Begin with the line holding "Write a component", end with the line holding "const svgRef = useRef<SVGSVGElement", and repeat every line in between exactly, without pictures.

> **Materials provided**
_ _ _ _ _ _ _
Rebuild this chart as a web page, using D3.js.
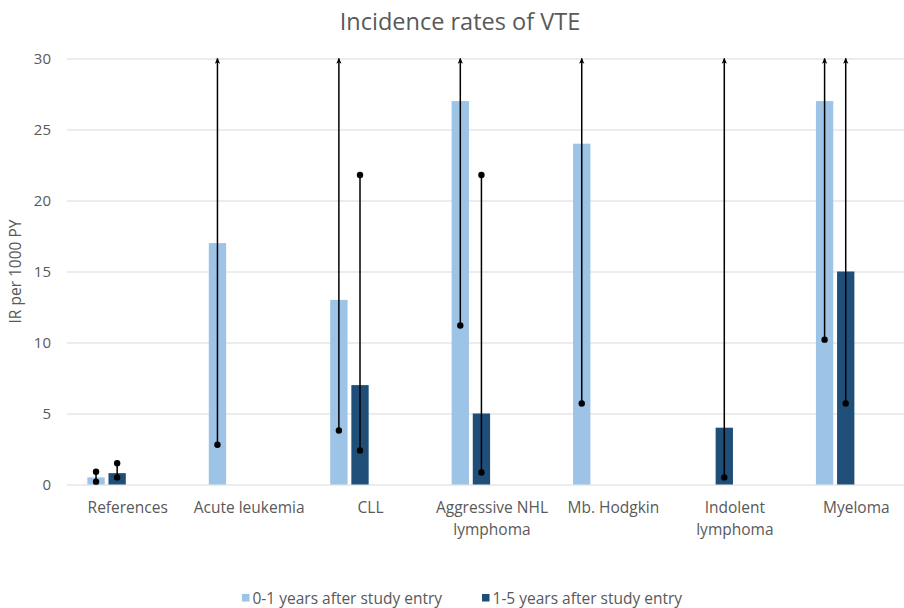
<!DOCTYPE html>
<html>
<head>
<meta charset="utf-8">
<script src="https://cdn.jsdelivr.net/npm/d3@7"></script>
<style>
  html, body { margin: 0; padding: 0; background: #fff; }
  svg { display: block; font-family: "Open Sans", "Noto Sans", sans-serif; }
</style>
</head>
<body>
<script>
// Categories (x axis) and their wrapped tick labels
const categories = ["References", "Acute leukemia", "CLL", "Aggressive NHL lymphoma",
                    "Mb. Hodgkin", "Indolent lymphoma", "Myeloma"];
const tickLines = [["References"], ["Acute leukemia"], ["CLL"], ["Aggressive NHL", "lymphoma"],
                   ["Mb. Hodgkin"], ["Indolent", "lymphoma"], ["Myeloma"]];

// Series names
const seriesNames = ["0-1 years after study entry", "1-5 years after study entry"];
const seriesColors = ["#9DC3E6", "#1F4E79"];

// Incidence rates (IR per 1000 PY); null = no estimate
const early = [0.5, 17, 13, 27, 24, null, 27];
const late  = [0.8, null, 7, 5, null, 4, 15];

// 95% confidence limits; Infinity = upper limit beyond the axis
const earlyLow  = [0.2, 2.8, 3.8, 11.2, 5.7, null, 10.2];
const earlyHigh = [0.9, Infinity, Infinity, Infinity, Infinity, null, Infinity];
const lateLow   = [0.5, null, 2.4, 0.85, null, 0.5, 5.7];
const lateHigh  = [1.5, null, 21.8, 21.8, null, Infinity, Infinity];

const yTicks = [0, 5, 10, 15, 20, 25, 30];

const W = 904, H = 608;
const plot = { left: 67, right: 917, top: 58.5, bottom: 484.5 };
const textColor = "#595959";
const labelSize = "15.5px";

const svg = d3.select("body").append("svg").attr("width", W).attr("height", H);

const x = d3.scaleBand().domain(categories).range([plot.left, plot.right]);
const bw = x.bandwidth();
const xs = d3.scaleBand().domain(seriesNames)
  .range([0.152 * bw, 0.5 * bw]).paddingInner(0.18).paddingOuter(0.09);
const y = d3.scaleLinear().domain([0, 30]).range([plot.bottom, plot.top]);

// Title
svg.append("text")
  .attr("x", 460).attr("y", 30)
  .attr("text-anchor", "middle")
  .attr("fill", textColor)
  .style("font-size", "23.5px")
  .text("Incidence rates of VTE");

// Y axis with gridlines
const yAxis = svg.append("g")
  .attr("transform", `translate(${plot.left},0)`)
  .call(d3.axisLeft(y).tickValues(yTicks).tickSize(-(plot.right - plot.left)).tickPadding(16));
yAxis.select(".domain").remove();
yAxis.selectAll(".tick line").attr("stroke", "#D9D9D9").attr("stroke-width", 1);
yAxis.selectAll(".tick text").attr("fill", textColor)
  .style("font-size", "15px").style("font-family", "'Open Sans', sans-serif");

// Y axis title
svg.append("text")
  .attr("transform", `translate(21,${(plot.top + plot.bottom) / 2}) rotate(-90)`)
  .attr("text-anchor", "middle")
  .attr("fill", textColor)
  .style("font-size", labelSize)
  .text("IR per 1000 PY");

// X axis labels
const xAxis = svg.append("g")
  .attr("transform", `translate(0,${plot.bottom})`)
  .call(d3.axisBottom(x).tickSize(0).tickPadding(0));
xAxis.select(".domain").remove();
xAxis.selectAll(".tick text").each(function (d) {
  const lines = tickLines[categories.indexOf(d)];
  const t = d3.select(this).text(null)
    .attr("y", 28).attr("dy", null)
    .attr("fill", textColor)
    .style("font-size", labelSize).style("font-family", "'Open Sans', sans-serif");
  lines.forEach((l, i) => t.append("tspan").attr("x", 0).attr("dy", i === 0 ? 0 : 22).text(l));
});

// Bars and confidence intervals
const series = [
  { name: seriesNames[0], color: seriesColors[0], values: early, low: earlyLow, high: earlyHigh },
  { name: seriesNames[1], color: seriesColors[1], values: late,  low: lateLow,  high: lateHigh }
];

const defs = svg.append("defs");
defs.append("marker")
  .attr("id", "arrowUp")
  .attr("viewBox", "0 0 8 8")
  .attr("refX", 7).attr("refY", 4)
  .attr("markerWidth", 6).attr("markerHeight", 6)
  .attr("markerUnits", "userSpaceOnUse")
  .attr("orient", "auto")
  .append("path")
  .attr("d", "M0,0.5 L8,4 L0,7.5 L2,4 Z")
  .attr("fill", "#000");

series.forEach(s => {
  const rows = categories.map((c, i) => ({ c, v: s.values[i], lo: s.low[i], hi: s.high[i] }))
    .filter(r => r.v != null);

  svg.append("g").selectAll("rect").data(rows).join("rect")
    .attr("x", r => x(r.c) + xs(s.name))
    .attr("width", xs.bandwidth())
    .attr("y", r => y(r.v))
    .attr("height", r => y(0) - y(r.v))
    .attr("fill", s.color);
});

series.forEach(s => {
  const rows = categories.map((c, i) => ({ c, v: s.values[i], lo: s.low[i], hi: s.high[i] }))
    .filter(r => r.v != null && r.lo != null);
  const cx = r => x(r.c) + xs(s.name) + xs.bandwidth() / 2;
  const g = svg.append("g");
  const top = r => y(Math.min(r.hi, 30));

  g.selectAll("line").data(rows).join("line")
    .attr("x1", cx).attr("x2", cx)
    .attr("y1", r => y(r.lo))
    .attr("y2", top)
    .attr("stroke", "#000").attr("stroke-width", 1.5)
    .attr("marker-end", r => r.hi > 30 ? "url(#arrowUp)" : null);

  g.selectAll("circle.lo").data(rows).join("circle")
    .attr("class", "lo")
    .attr("cx", cx).attr("cy", r => y(r.lo)).attr("r", 3.2).attr("fill", "#000");

  g.selectAll("circle.hi").data(rows.filter(r => r.hi <= 30)).join("circle")
    .attr("class", "hi")
    .attr("cx", cx).attr("cy", r => y(r.hi)).attr("r", 3.2).attr("fill", "#000");
});

// Legend
const legend = svg.append("g").attr("transform", "translate(242,0)");
let lx = 0;
series.forEach(s => {
  legend.append("rect").attr("x", lx).attr("y", 594).attr("width", 7.5).attr("height", 7.5).attr("fill", s.color);
  const t = legend.append("text").attr("x", lx + 10.5).attr("y", 603.5)
    .attr("fill", textColor).style("font-size", labelSize).text(s.name);
  lx += 10.5 + t.node().getComputedTextLength() + 40;
});
</script>
</body>
</html>
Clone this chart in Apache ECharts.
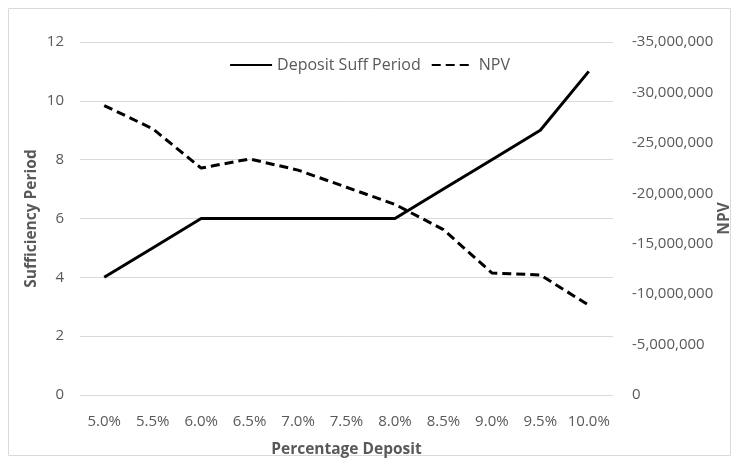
<!DOCTYPE html>
<html>
<head>
<meta charset="utf-8">
<script src="https://cdn.jsdelivr.net/npm/echarts@6/dist/echarts.min.js"></script>
<style>html,body{margin:0;padding:0;background:#fff}#c{width:739px;height:464px}</style>
</head>
<body>
<div id="c"></div>
<script>
const categories = ['5.0%','5.5%','6.0%','6.5%','7.0%','7.5%','8.0%','8.5%','9.0%','9.5%','10.0%'];
const sufficiency = [4,5,6,6,6,6,6,7,8,9,11];
const npv = [-28700000,-26400000,-22500000,-23400000,-22300000,-20600000,-18900000,-16400000,-12100000,-11900000,-8900000];
const FONT = '"Open Sans", "Liberation Sans", sans-serif';
const chart = echarts.init(document.getElementById('c'), null, {renderer:'canvas'});
chart.setOption({
  animation:false,
  backgroundColor:'#fff',
  textStyle:{fontFamily:FONT},
  graphic:[{type:'rect',shape:{x:8.5,y:8.5,width:722,height:447},style:{fill:'none',stroke:'#d9d9d9',lineWidth:1},silent:true}],
  legend:{
    top:52, left:'center', itemWidth:42, itemHeight:14, itemGap:10,
    itemStyle:{opacity:0},
    textStyle:{color:'#595959',fontSize:16,fontFamily:FONT},
    data:['Deposit Suff Period','NPV']
  },
  grid:{left:80,right:126,top:42,bottom:69,containLabel:false,outerBoundsMode:'none'},
  xAxis:{
    type:'category', data:categories, boundaryGap:true,
    name:'Percentage Deposit', nameLocation:'middle', nameGap:47, nameMoveOverlap:false,
    nameTextStyle:{color:'#595959',fontSize:15.5,fontWeight:'bold',fontFamily:FONT},
    axisLine:{show:false}, axisTick:{show:false},
    axisLabel:{color:'#595959',fontSize:15,margin:19,interval:0,fontFamily:FONT}
  },
  yAxis:[{
    type:'value', min:0, max:12, interval:2,
    name:'Sufficiency Period', nameLocation:'middle', nameGap:40, nameMoveOverlap:false,
    nameTextStyle:{color:'#595959',fontSize:15.5,fontWeight:'bold',fontFamily:FONT},
    axisLine:{show:false}, axisTick:{show:false},
    axisLabel:{color:'#595959',fontSize:15,margin:16,fontFamily:FONT},
    splitLine:{lineStyle:{color:'#d9d9d9',width:1}}
  },{
    type:'value', min:-35000000, max:0, interval:5000000, inverse:true,
    name:'NPV', nameLocation:'middle', nameGap:104, nameRotate:90, nameMoveOverlap:false,
    nameTextStyle:{color:'#595959',fontSize:15.5,fontWeight:'bold',fontFamily:FONT},
    axisLine:{show:false}, axisTick:{show:false},
    axisLabel:{color:'#595959',fontSize:15,margin:19,fontFamily:FONT,
      formatter:v=>v.toLocaleString('en-US')},
    splitLine:{show:false}
  }],
  series:[{
    name:'Deposit Suff Period', type:'line', yAxisIndex:0, data:sufficiency,
    symbol:'none', lineStyle:{color:'#000',width:3}, itemStyle:{color:'#000'}
  },{
    name:'NPV', type:'line', yAxisIndex:1, data:npv,
    symbol:'none', lineStyle:{color:'#000',width:3,type:[9,5]}, itemStyle:{color:'#000'}
  }]
});
</script>
</body>
</html>
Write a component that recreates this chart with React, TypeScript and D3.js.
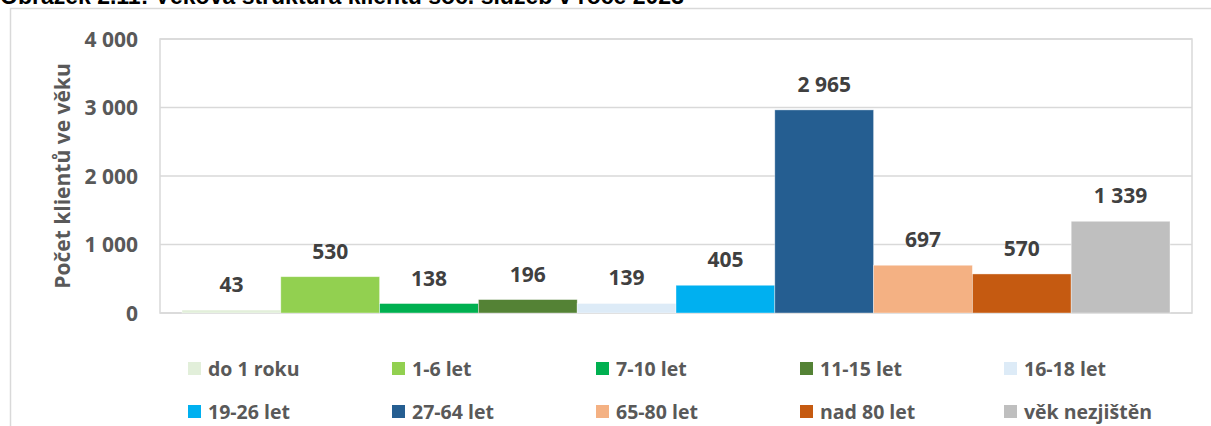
import React, { useEffect, useRef } from 'react';
import * as d3 from 'd3';

// age groups and client counts
const categories = [
  'do 1 roku',
  '1-6 let',
  '7-10 let',
  '11-15 let',
  '16-18 let',
  '19-26 let',
  '27-64 let',
  '65-80 let',
  'nad 80 let',
  'věk nezjištěn',
];
const values = [43, 530, 138, 196, 139, 405, 2965, 697, 570, 1339];
const colors = [
  '#E2EFDA',
  '#92D050',
  '#00B050',
  '#548235',
  '#DDEBF7',
  '#00B0F0',
  '#255E91',
  '#F4B183',
  '#C55A11',
  '#BFBFBF',
];
const yTicks = [0, 1000, 2000, 3000, 4000];
const titleText = 'Obrázek 2.11: Věková struktura klientů soc. služeb v roce 2023';
const yTitle = 'Počet klientů ve věku';

const fmt = (v: number) => d3.format(',')(v).replace(/,/g, ' ');

const App = () => {
  const svgRef = useRef<SVGSVGElement | null>(null);

  useEffect(() => {
    const W = 1211;
    const H = 426;
    const font = "'Open Sans', sans-serif";
    const svg = d3.select(svgRef.current).attr('width', W).attr('height', H);
    svg.selectAll('*').remove();

    // plot area
    const plot = { left: 160, right: 1192, top: 39, bottom: 313 };

    // caption, cut off by the top edge like in the source
    svg
      .append('text')
      .attr('x', 0)
      .attr('y', 4)
      .style('font-family', "'Liberation Sans', Arial, sans-serif")
      .style('font-weight', 'bold')
      .style('font-size', '23px')
      .style('fill', '#000')
      .text(titleText);

    // outer chart frame
    svg
      .append('rect')
      .attr('x', 10.5)
      .attr('y', 8.5)
      .attr('width', W)
      .attr('height', H)
      .attr('fill', '#fff')
      .attr('stroke', '#D9D9D9')
      .attr('stroke-width', 1.5);

    const x = d3.scaleBand<string>().domain(categories).range([182, 1170]).paddingInner(0);
    const y = d3.scaleLinear().domain([0, 4000]).range([plot.bottom, plot.top]);

    // gridlines
    svg
      .append('g')
      .selectAll('line')
      .data(yTicks)
      .enter()
      .append('line')
      .attr('x1', plot.left)
      .attr('x2', plot.right)
      .attr('y1', (d) => y(d))
      .attr('y2', (d) => y(d))
      .attr('stroke', '#D9D9D9')
      .attr('stroke-width', 1.5);

    // plot border
    svg
      .append('rect')
      .attr('x', plot.left)
      .attr('y', plot.top)
      .attr('width', plot.right - plot.left)
      .attr('height', plot.bottom - plot.top)
      .attr('fill', 'none')
      .attr('stroke', '#D9D9D9')
      .attr('stroke-width', 1.5);

    // y tick labels
    svg
      .append('g')
      .selectAll('text')
      .data(yTicks)
      .enter()
      .append('text')
      .attr('x', 138)
      .attr('y', (d) => y(d) + 7.5)
      .attr('text-anchor', 'end')
      .style('font-family', font)
      .style('font-weight', 'bold')
      .style('font-size', '21px')
      .style('fill', '#595959')
      .text((d) => fmt(d));

    // y axis title
    svg
      .append('text')
      .attr('transform', `translate(70, 176) rotate(-90)`)
      .attr('text-anchor', 'middle')
      .style('font-family', font)
      .style('font-weight', 'bold')
      .style('font-size', '21px')
      .style('fill', '#595959')
      .text(yTitle);

    // bars
    svg
      .append('g')
      .selectAll('rect')
      .data(values)
      .enter()
      .append('rect')
      .attr('x', (d, i) => x(categories[i])!)
      .attr('width', x.bandwidth())
      .attr('y', (d) => y(d))
      .attr('height', (d) => y(0) - y(d))
      .attr('fill', (d, i) => colors[i])
      .attr('stroke', 'rgba(255,255,255,0.5)')
      .attr('stroke-width', 0.75);

    // data labels
    svg
      .append('g')
      .selectAll('text')
      .data(values)
      .enter()
      .append('text')
      .attr('x', (d, i) => x(categories[i])! + x.bandwidth() / 2)
      .attr('y', (d) => y(d) - 18)
      .attr('text-anchor', 'middle')
      .style('font-family', font)
      .style('font-weight', 'bold')
      .style('font-size', '21px')
      .style('fill', '#404040')
      .text((d) => fmt(d));

    // legend: 5 columns, 2 rows
    const legend = svg
      .append('g')
      .selectAll('g')
      .data(categories)
      .enter()
      .append('g')
      .attr('transform', (d, i) => `translate(${188 + (i % 5) * 204}, ${362 + Math.floor(i / 5) * 43})`);

    legend
      .append('rect')
      .attr('width', 13)
      .attr('height', 13)
      .attr('fill', (d, i) => colors[i]);

    legend
      .append('text')
      .attr('x', 20)
      .attr('y', 13.5)
      .style('font-family', font)
      .style('font-weight', 'bold')
      .style('font-size', '19.5px')
      .style('fill', '#595959')
      .text((d) => d);
  }, []);

  return (
    <div style={{ position: 'absolute', left: 0, top: 0 }}>
      <svg ref={svgRef} style={{ display: 'block' }}></svg>
    </div>
  );
};

export default App;
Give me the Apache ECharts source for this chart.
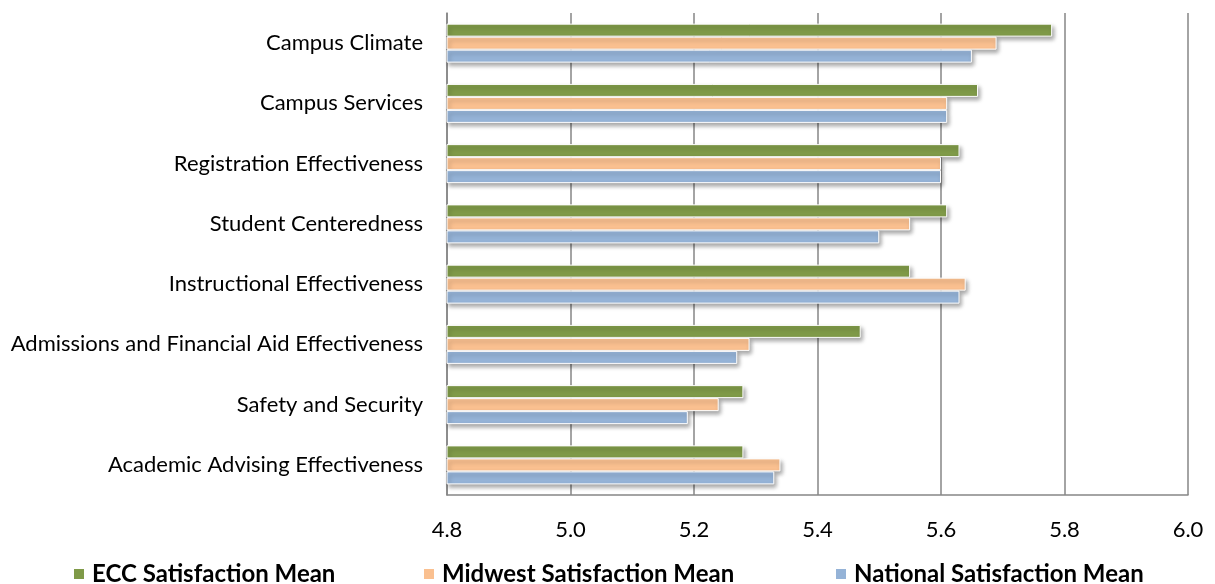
_ _ _ _ _ _ _
> **Result below**
Write a component that recreates this chart with React, TypeScript and D3.js.
import React, { useEffect, useRef } from 'react';
import * as d3 from 'd3';

// age groups and client counts
const categories = [
  'do 1 roku',
  '1-6 let',
  '7-10 let',
  '11-15 let',
  '16-18 let',
  '19-26 let',
  '27-64 let',
  '65-80 let',
  'nad 80 let',
  'věk nezjištěn',
];
const values = [43, 530, 138, 196, 139, 405, 2965, 697, 570, 1339];
const colors = [
  '#E2EFDA',
  '#92D050',
  '#00B050',
  '#548235',
  '#DDEBF7',
  '#00B0F0',
  '#255E91',
  '#F4B183',
  '#C55A11',
  '#BFBFBF',
];
const yTicks = [0, 1000, 2000, 3000, 4000];
const titleText = 'Obrázek 2.11: Věková struktura klientů soc. služeb v roce 2023';
const yTitle = 'Počet klientů ve věku';

const fmt = (v: number) => d3.format(',')(v).replace(/,/g, ' ');

const App = () => {
  const svgRef = useRef<SVGSVGElement | null>(null);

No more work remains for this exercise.